Le jeu, ciment de la communauté 

 

Pour autant, l'appât du gain n'est pas la seule raison qui explique le succès de ces sites auprès des coopteurs. Pour rendre attractive l'e-cooptation, les créateurs ont injecté une dose de gamification à leur processus de recrutement. Chez MyJobCompagny, des badges récompensent les coopteurs qui ont le plus partagé une recherche de poste sur les réseaux sociaux. Quant à Keycoopt, elle organise actuellement un concours de parrainage. L'objectif?

 

Augmenter le nombre de coopteurs, comme l'explique Antoine Perruchot : « Nous gagnons énormément de clients, nous avons donc beaucoup d'annonces qui tombent. Nous avons eu besoin d'élargir notre cercle. » A l'issue du concours, dix offres et cadeaux seront répartis entre les dix coopteurs qui auront le plus parrainé et amené vers le site de nouveaux coopteurs. 

 

« La gamification joue un grand rôle dans l'e-cooptation, souligne Laurent Brouat. Elle fidélise les coopteurs. Ils sont challengés, ce qui créé une certaine émulation. Cela renforce le côté communautaire de ces sites, dont l'objectif est aussi et surtout de se créer un réseau fiable.
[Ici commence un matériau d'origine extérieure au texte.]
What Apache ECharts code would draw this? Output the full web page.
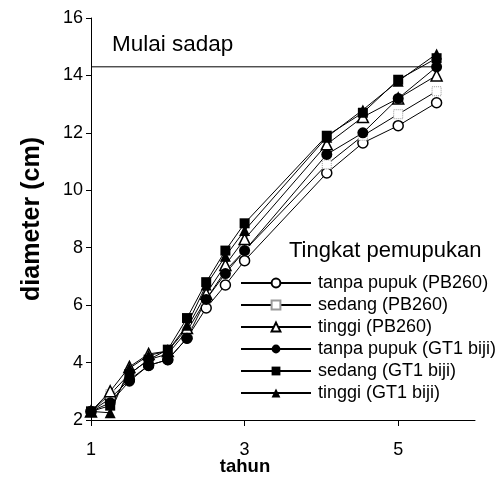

Le jeu est le ciment de cette communauté. »

 

Tout comme l'e-cooptation n'est que de la cooptation déplacée dans l'environnement du web social, la gamification était présente dans nombre d'entreprises comme moyen de motiver ses troupes. De la vie réelle au monde virtuel, il n'y a qu'un pas. Mais en matière de cooptation, celui-ci est amplifié et poursuit son ascension, à la recherche d'innovations.